From Entertainment Weekly:

Luke Skywalker quietly walks aboard the Millennium Falcon, alone. His old friends are gone. His old life is gone. He is ghostlike himself.

The old Luke Skywalker is gone, too.

That’s a scene from the latest trailer for The Last Jedi (see it here), but in real life, visiting the set of the old Corellian freighter was a similarly haunting experience for Mark Hamill.

“I’m telling you, I didn’t expect to have the reaction I had,” the 66-year-old actor tells EW. “I was there with my family, with [my children] Nathan and Griffin and Chelsea and my wife Marilou, and [Lucasfilm] asked if the documentary crew could be there when I came back on the Millennium Falcon. I mean, this was not on the shooting day. I was just street clothes and going to visit that set. And I said, ‘Sure.’”

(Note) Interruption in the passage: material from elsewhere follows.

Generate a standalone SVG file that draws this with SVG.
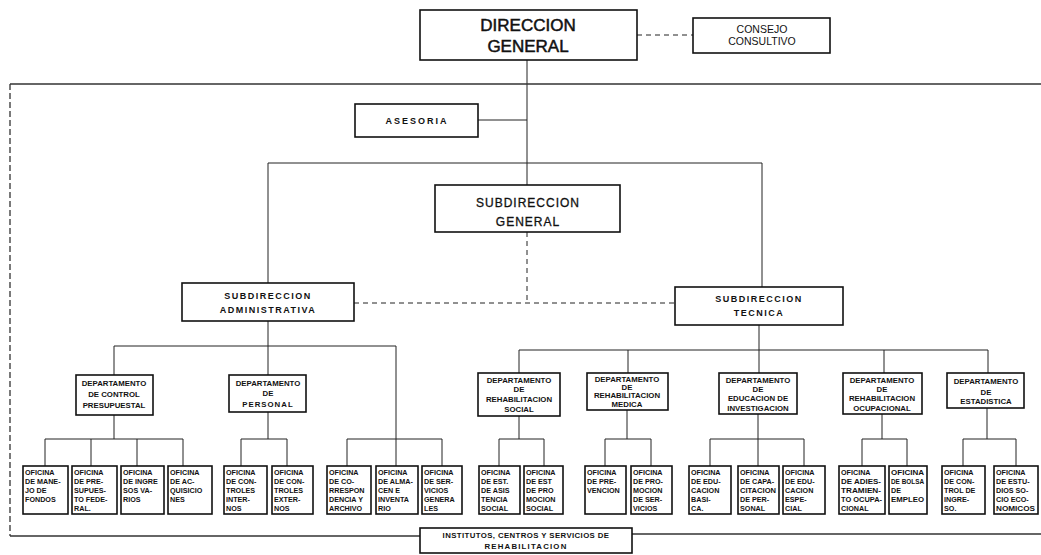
<svg xmlns="http://www.w3.org/2000/svg" width="1041" height="555" viewBox="0 0 1041 555">
<style>
.bg{fill:#fff}
.box{fill:#fff;stroke:#111;stroke-width:1.6}
.ln{stroke:#222;stroke-width:1;fill:none}
.dash{stroke-dasharray:5 4}
.fr{stroke:#333;stroke-width:1.3;fill:none}
text{font-family:"Liberation Sans",Arial,sans-serif;fill:#111;font-weight:bold;text-anchor:middle}
.big{font-size:17px;font-weight:normal;stroke:#111;stroke-width:0.5}
.mid{font-size:12px;font-weight:normal;stroke:#111;stroke-width:0.3;letter-spacing:1px}
.sub{font-size:9px;letter-spacing:1.5px}
.dep{font-size:7.8px}
.of{font-size:7.2px;text-anchor:start}
</style>
<rect class="bg" x="0" y="0" width="1041" height="555"/>
<g id="connectors">
  <line class="ln dash" x1="637" y1="35" x2="693" y2="35"/>
  <line class="ln" x1="527" y1="60" x2="527" y2="185"/>
  <line class="fr" x1="10" y1="84" x2="1041" y2="84"/>
  <line class="fr" x1="10" y1="84" x2="10" y2="536" stroke-dasharray="6 3"/>
  <line class="fr" x1="10" y1="536" x2="420" y2="536"/>
  <line class="fr" x1="632" y1="534" x2="1041" y2="534"/>
  <line class="ln" x1="478" y1="120" x2="527" y2="120"/>
  <polyline class="ln" points="268,283 268,163 762,163 762,287"/>
  <line class="ln dash" x1="527" y1="232" x2="527" y2="303"/>
  <line class="ln dash" x1="354" y1="303" x2="675" y2="303"/>
  <line class="ln" x1="268" y1="321" x2="268" y2="375"/>
  <polyline class="ln" points="114,375 114,346 396,346 396,439"/>
  <line class="ln" x1="114" y1="415" x2="114" y2="439"/>
  <line class="ln" x1="45" y1="439" x2="183" y2="439"/>
  <line class="ln" x1="45" y1="439" x2="45" y2="466"/>
  <line class="ln" x1="91" y1="439" x2="91" y2="466"/>
  <line class="ln" x1="137" y1="439" x2="137" y2="466"/>
  <line class="ln" x1="183" y1="439" x2="183" y2="466"/>
  <line class="ln" x1="268" y1="412" x2="268" y2="439"/>
  <polyline class="ln" points="241,466 241,439 287,439 287,466"/>
  <polyline class="ln" points="347,466 347,439 442,439 442,466"/>
  <line class="ln" x1="396" y1="439" x2="396" y2="466"/>
  <line class="ln" x1="759" y1="325" x2="759" y2="373"/>
  <polyline class="ln" points="519,373 519,350 988,350 988,373"/>
  <line class="ln" x1="628" y1="350" x2="628" y2="373"/>
  <line class="ln" x1="884" y1="350" x2="884" y2="373"/>
  <line class="ln" x1="519" y1="416" x2="519" y2="439"/>
  <polyline class="ln" points="499,466 499,439 544,439 544,466"/>
  <line class="ln" x1="627" y1="410" x2="627" y2="439"/>
  <polyline class="ln" points="605,466 605,439 651,439 651,466"/>
  <line class="ln" x1="758" y1="414" x2="758" y2="466"/>
  <polyline class="ln" points="710,466 710,439 804,439 804,466"/>
  <line class="ln" x1="882" y1="414" x2="882" y2="439"/>
  <polyline class="ln" points="862,466 862,439 907,439 907,466"/>
  <line class="ln" x1="987" y1="408" x2="987" y2="439"/>
  <polyline class="ln" points="963,466 963,439 1016,439 1016,466"/>
</g>
<g id="direccion-general"><rect class="box" x="420" y="10" width="217" height="50" stroke-width="2"/><text class="big" x="528" y="31">DIRECCION</text><text class="big" x="528" y="52">GENERAL</text></g>
<g id="consejo"><rect class="box" x="693" y="18" width="137" height="35" stroke-width="1.3"/><text style="font-size:10.5px;font-weight:normal" x="762" y="33">CONSEJO</text><text style="font-size:10.5px;font-weight:normal" x="762" y="45">CONSULTIVO</text></g>
<g id="asesoria"><rect class="box" x="355" y="104" width="123" height="33"/><text class="sub" x="417" y="124" style="letter-spacing:2px">ASESORIA</text></g>
<g id="subdireccion-general"><rect class="box" x="435" y="185" width="185" height="47"/><text class="mid" x="528" y="207">SUBDIRECCION</text><text class="mid" x="528" y="226">GENERAL</text></g>
<g id="subdireccion-administrativa"><rect class="box" x="182" y="283" width="172" height="38"/><text class="sub" x="268" y="299">SUBDIRECCION</text><text class="sub" x="268" y="313">ADMINISTRATIVA</text></g>
<g id="subdireccion-tecnica"><rect class="box" x="675" y="287" width="168" height="38"/><text class="sub" x="759" y="302">SUBDIRECCION</text><text class="sub" x="759" y="316">TECNICA</text></g>
<g id="dep-control"><rect class="box" x="76" y="375" width="77" height="40"/><text class="dep" x="114" y="386">DEPARTAMENTO</text><text class="dep" x="114" y="397">DE CONTROL</text><text class="dep" x="114" y="408">PRESUPUESTAL</text></g>
<g id="dep-personal"><rect class="box" x="229" y="375" width="77" height="37"/><text class="dep" x="268" y="386">DEPARTAMENTO</text><text class="dep" x="268" y="396">DE</text><text class="dep" x="268" y="407" style="letter-spacing:1px">PERSONAL</text></g>
<g id="dep-rehab-social"><rect class="box" x="478" y="373" width="82" height="43"/><text class="dep" x="519" y="383">DEPARTAMENTO</text><text class="dep" x="519" y="392">DE</text><text class="dep" x="519" y="402">REHABILITACION</text><text class="dep" x="519" y="412">SOCIAL</text></g>
<g id="dep-rehab-medica"><rect class="box" x="587" y="373" width="81" height="37"/><text class="dep" x="627" y="382">DEPARTAMENTO</text><text class="dep" x="627" y="390">DE</text><text class="dep" x="627" y="398">REHABILITACION</text><text class="dep" x="627" y="407">MEDICA</text></g>
<g id="dep-educacion"><rect class="box" x="719" y="373" width="78" height="41"/><text class="dep" x="758" y="383">DEPARTAMENTO</text><text class="dep" x="758" y="392">DE</text><text class="dep" x="758" y="401">EDUCACION DE</text><text class="dep" x="758" y="411">INVESTIGACION</text></g>
<g id="dep-rehab-ocupacional"><rect class="box" x="843" y="373" width="79" height="41"/><text class="dep" x="882" y="383">DEPARTAMENTO</text><text class="dep" x="882" y="392">DE</text><text class="dep" x="882" y="401">REHABILITACION</text><text class="dep" x="882" y="411">OCUPACIONAL</text></g>
<g id="dep-estadistica"><rect class="box" x="947" y="373" width="77" height="35" stroke-width="2"/><text class="dep" x="986" y="384">DEPARTAMENTO</text><text class="dep" x="986" y="395">DE</text><text class="dep" x="986" y="404">ESTADISTICA</text></g>
<g id="of-1"><rect class="box" x="23" y="466" width="45" height="48"/><text class="of" x="25" y="475">OFICINA</text><text class="of" x="25" y="484">DE MANE-</text><text class="of" x="25" y="493">JO DE</text><text class="of" x="25" y="502">FONDOS</text></g>
<g id="of-2"><rect class="box" x="72" y="466" width="45" height="48"/><text class="of" x="74" y="475">OFICINA</text><text class="of" x="74" y="484">DE PRE-</text><text class="of" x="74" y="493">SUPUES-</text><text class="of" x="74" y="502">TO FEDE-</text><text class="of" x="74" y="511">RAL.</text></g>
<g id="of-3"><rect class="box" x="121" y="466" width="43" height="48"/><text class="of" x="123" y="475">OFICINA</text><text class="of" x="123" y="484">DE INGRE</text><text class="of" x="123" y="493">SOS VA-</text><text class="of" x="123" y="502">RIOS</text></g>
<g id="of-4"><rect class="box" x="168" y="466" width="44" height="48"/><text class="of" x="170" y="475">OFICINA</text><text class="of" x="170" y="484">DE AC-</text><text class="of" x="170" y="493">QUISICIO</text><text class="of" x="170" y="502">NES</text></g>
<g id="of-5"><rect class="box" x="224" y="466" width="43" height="48"/><text class="of" x="226" y="475">OFICINA</text><text class="of" x="226" y="484">DE CON-</text><text class="of" x="226" y="493">TROLES</text><text class="of" x="226" y="502">INTER-</text><text class="of" x="226" y="511">NOS</text></g>
<g id="of-6"><rect class="box" x="272" y="466" width="41" height="48"/><text class="of" x="274" y="475">OFICINA</text><text class="of" x="274" y="484">DE CON-</text><text class="of" x="274" y="493">TROLES</text><text class="of" x="274" y="502">EXTER-</text><text class="of" x="274" y="511">NOS</text></g>
<g id="of-7"><rect class="box" x="327" y="466" width="44" height="48"/><text class="of" x="329" y="475">OFICINA</text><text class="of" x="329" y="484">DE CO-</text><text class="of" x="329" y="493">RRESPON</text><text class="of" x="329" y="502">DENCIA Y</text><text class="of" x="329" y="511">ARCHIVO</text></g>
<g id="of-8"><rect class="box" x="376" y="466" width="42" height="48"/><text class="of" x="378" y="475">OFICINA</text><text class="of" x="378" y="484">DE ALMA-</text><text class="of" x="378" y="493">CEN E</text><text class="of" x="378" y="502">INVENTA</text><text class="of" x="378" y="511">RIO</text></g>
<g id="of-9"><rect class="box" x="422" y="466" width="40" height="48"/><text class="of" x="424" y="475">OFICINA</text><text class="of" x="424" y="484">DE SER-</text><text class="of" x="424" y="493">VICIOS</text><text class="of" x="424" y="502">GENERA</text><text class="of" x="424" y="511">LES</text></g>
<g id="of-10"><rect class="box" x="479" y="466" width="41" height="48"/><text class="of" x="481" y="475">OFICINA</text><text class="of" x="481" y="484">DE EST.</text><text class="of" x="481" y="493">DE ASIS</text><text class="of" x="481" y="502">TENCIA</text><text class="of" x="481" y="511">SOCIAL</text></g>
<g id="of-11"><rect class="box" x="524" y="466" width="39" height="48"/><text class="of" x="526" y="475">OFICINA</text><text class="of" x="526" y="484">DE EST</text><text class="of" x="526" y="493">DE PRO</text><text class="of" x="526" y="502">MOCION</text><text class="of" x="526" y="511">SOCIAL</text></g>
<g id="of-12"><rect class="box" x="585" y="466" width="41" height="48"/><text class="of" x="587" y="475">OFICINA</text><text class="of" x="587" y="484">DE PRE-</text><text class="of" x="587" y="493">VENCION</text></g>
<g id="of-13"><rect class="box" x="631" y="466" width="41" height="48"/><text class="of" x="633" y="475">OFICINA</text><text class="of" x="633" y="484">DE PRO-</text><text class="of" x="633" y="493">MOCION</text><text class="of" x="633" y="502">DE SER-</text><text class="of" x="633" y="511">VICIOS</text></g>
<g id="of-14"><rect class="box" x="689" y="466" width="42" height="48"/><text class="of" x="691" y="475">OFICINA</text><text class="of" x="691" y="484">DE EDU-</text><text class="of" x="691" y="493">CACION</text><text class="of" x="691" y="502">BASI-</text><text class="of" x="691" y="511">CA.</text></g>
<g id="of-15"><rect class="box" x="738" y="466" width="41" height="48"/><text class="of" x="740" y="475">OFICINA</text><text class="of" x="740" y="484">DE CAPA-</text><text class="of" x="740" y="493" textLength="36" lengthAdjust="spacingAndGlyphs">CITACION</text><text class="of" x="740" y="502">DE PER-</text><text class="of" x="740" y="511">SONAL</text></g>
<g id="of-16"><rect class="box" x="783" y="466" width="42" height="48"/><text class="of" x="785" y="475">OFICINA</text><text class="of" x="785" y="484">DE EDU-</text><text class="of" x="785" y="493">CACION</text><text class="of" x="785" y="502">ESPE-</text><text class="of" x="785" y="511">CIAL</text></g>
<g id="of-17"><rect class="box" x="839" y="466" width="46" height="48"/><text class="of" x="841" y="475">OFICINA</text><text class="of" x="841" y="484" textLength="40" lengthAdjust="spacingAndGlyphs">DE ADIES-</text><text class="of" x="841" y="493" textLength="40" lengthAdjust="spacingAndGlyphs">TRAMIEN-</text><text class="of" x="841" y="502" textLength="41" lengthAdjust="spacingAndGlyphs">TO OCUPA-</text><text class="of" x="841" y="511">CIONAL</text></g>
<g id="of-18"><rect class="box" x="889" y="466" width="38" height="48"/><text class="of" x="891" y="475" textLength="33" lengthAdjust="spacingAndGlyphs">OFICINA</text><text class="of" x="891" y="484" textLength="33" lengthAdjust="spacingAndGlyphs">DE BOLSA</text><text class="of" x="891" y="493">DE</text><text class="of" x="891" y="502" textLength="33" lengthAdjust="spacingAndGlyphs">EMPLEO</text></g>
<g id="of-19"><rect class="box" x="942" y="466" width="43" height="48"/><text class="of" x="944" y="475">OFICINA</text><text class="of" x="944" y="484">DE CON-</text><text class="of" x="944" y="493">TROL DE</text><text class="of" x="944" y="502">INGRE-</text><text class="of" x="944" y="511">SO.</text></g>
<g id="of-20"><rect class="box" x="994" y="466" width="44" height="48"/><text class="of" x="996" y="475">OFICINA</text><text class="of" x="996" y="484">DE ESTU-</text><text class="of" x="996" y="493">DIOS SO-</text><text class="of" x="996" y="502">CIO ECO-</text><text class="of" x="996" y="511" textLength="39" lengthAdjust="spacingAndGlyphs">NOMICOS</text></g>
<g id="institutos"><rect class="box" x="420" y="528" width="212" height="25"/><text class="dep" x="526" y="538" style="letter-spacing:0.4px">INSTITUTOS, CENTROS Y SERVICIOS DE</text><text class="dep" x="526" y="549" style="letter-spacing:1.2px">REHABILITACION</text></g>
</svg>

It didn’t take long for it to overwhelm him. “It was sort of like visiting an old house that you lived in when you were a kid,” he says. “I mean, I just welled up with emotion and I said, ‘I need to be by myself.’”

When the others left, the actor reacted much the way Luke does in the scene. He looked around, took it in. Let it hit him.

“They had recreated it down to every last detail that I remember. The oil drips, the hanging pipes, just everything. The dice in the cockpit,” he said.

The Last Jedi writer-director Rian Johnson says that shot of Luke venturing into the Falcon was one of the first days of shooting with Hamill at Pinewood Studios.

“God, I remember so vividly getting that shot of him turning on the lights in the Falcon cockpit,” Johnson says. The cockpit set is an enclosed space, so every crew member on set was huddled around the video monitors to see it unfold. “And we all kind of looked at each other, just like, ‘Oh my God.”

It was an emotional scene, but not especially jubilant. “There’s a lot of melancholy,” Johnson says. “You know, that ship is just filled with ghosts for Luke.”